Instructions to follow -
Set down each line of the material that follows, exactly, with no pictures.
[BEGIN Source excerpt]
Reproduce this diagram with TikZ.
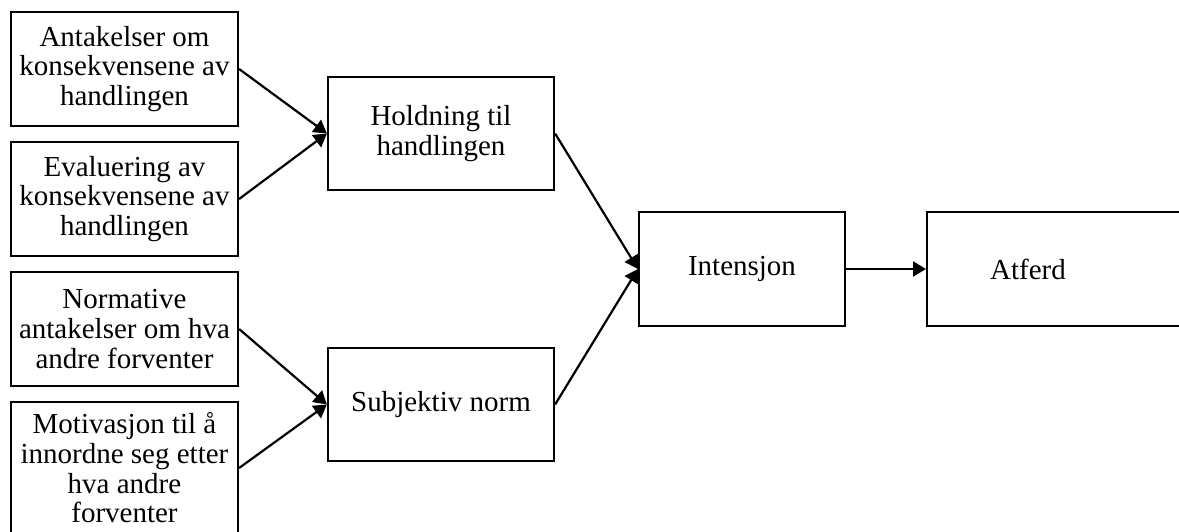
\documentclass[tikz,border=0pt]{standalone}
\usepackage{fontspec}
\setmainfont{Liberation Serif}
\usetikzlibrary{arrows.meta,positioning}

\begin{document}
\begin{tikzpicture}[
  x=0.5pt, y=-0.5pt,
  font=\fontsize{14.5}{14.8}\selectfont,
  box/.style={
    draw=black,
    line width=1.1pt,
    align=center,
    minimum width=113.5pt,
    minimum height=57pt,
    inner sep=1pt
  },
  arrow/.style={-{Triangle[length=6.5pt, width=7.5pt]}, line width=1.1pt}
]
\useasboundingbox (0,0) rectangle (1179,531);

\node[box] (antakelser) at (124.5,69) {Antakelser om\\konsekvensene av\\handlingen};
\node[box] (evaluering) at (124.5,199) {Evaluering av\\konsekvensene av\\handlingen};
\node[box] (normative) at (124.5,329) {Normative\\antakelser om hva\\andre forventer};
\node[box, minimum height=66pt] (motivasjon) at (124.5,468) {Motivasjon til å\\innordne seg etter\\hva andre\\forventer};

\node[box, minimum width=113pt, minimum height=56.5pt] (holdning) at (441,133.5) {Holdning til\\handlingen};
\node[box, minimum width=113pt, minimum height=56.5pt] (norm) at (441,404.5) {Subjektiv norm};

\node[box, minimum width=103pt] (intensjon) at (742,269) {Intensjon};
\node[box, anchor=west, minimum width=150pt] (atferd) at (926,269) {};
\node (atferdtext) at (1028,269) {Atferd};

\draw[arrow] (antakelser.east) -- (holdning.west);
\draw[arrow] (evaluering.east) -- (holdning.west);
\draw[arrow] (normative.east) -- (norm.west);
\draw[arrow] (motivasjon.east) -- (norm.west);
\draw[arrow] (holdning.east) -- (intensjon.west);
\draw[arrow] (norm.east) -- (intensjon.west);
\draw[arrow] (intensjon) -- (atferd);

\end{tikzpicture}
\end{document}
[END Source excerpt]
The completed task -
Reproduce this diagram with TikZ.
\documentclass[tikz,border=0pt]{standalone}
\usepackage{fontspec}
\setmainfont{Liberation Serif}
\usetikzlibrary{arrows.meta,positioning}

\begin{document}
\begin{tikzpicture}[
  x=0.5pt, y=-0.5pt,
  font=\fontsize{14.5}{14.8}\selectfont,
  box/.style={
    draw=black,
    line width=1.1pt,
    align=center,
    minimum width=113.5pt,
    minimum height=57pt,
    inner sep=1pt
  },
  arrow/.style={-{Triangle[length=6.5pt, width=7.5pt]}, line width=1.1pt}
]
\useasboundingbox (0,0) rectangle (1179,531);

\node[box] (antakelser) at (124.5,69) {Antakelser om\\konsekvensene av\\handlingen};
\node[box] (evaluering) at (124.5,199) {Evaluering av\\konsekvensene av\\handlingen};
\node[box] (normative) at (124.5,329) {Normative\\antakelser om hva\\andre forventer};
\node[box, minimum height=66pt] (motivasjon) at (124.5,468) {Motivasjon til å\\innordne seg etter\\hva andre\\forventer};

\node[box, minimum width=113pt, minimum height=56.5pt] (holdning) at (441,133.5) {Holdning til\\handlingen};
\node[box, minimum width=113pt, minimum height=56.5pt] (norm) at (441,404.5) {Subjektiv norm};

\node[box, minimum width=103pt] (intensjon) at (742,269) {Intensjon};
\node[box, anchor=west, minimum width=150pt] (atferd) at (926,269) {};
\node (atferdtext) at (1028,269) {Atferd};

\draw[arrow] (antakelser.east) -- (holdning.west);
\draw[arrow] (evaluering.east) -- (holdning.west);
\draw[arrow] (normative.east) -- (norm.west);
\draw[arrow] (motivasjon.east) -- (norm.west);
\draw[arrow] (holdning.east) -- (intensjon.west);
\draw[arrow] (norm.east) -- (intensjon.west);
\draw[arrow] (intensjon) -- (atferd);

\end{tikzpicture}
\end{document}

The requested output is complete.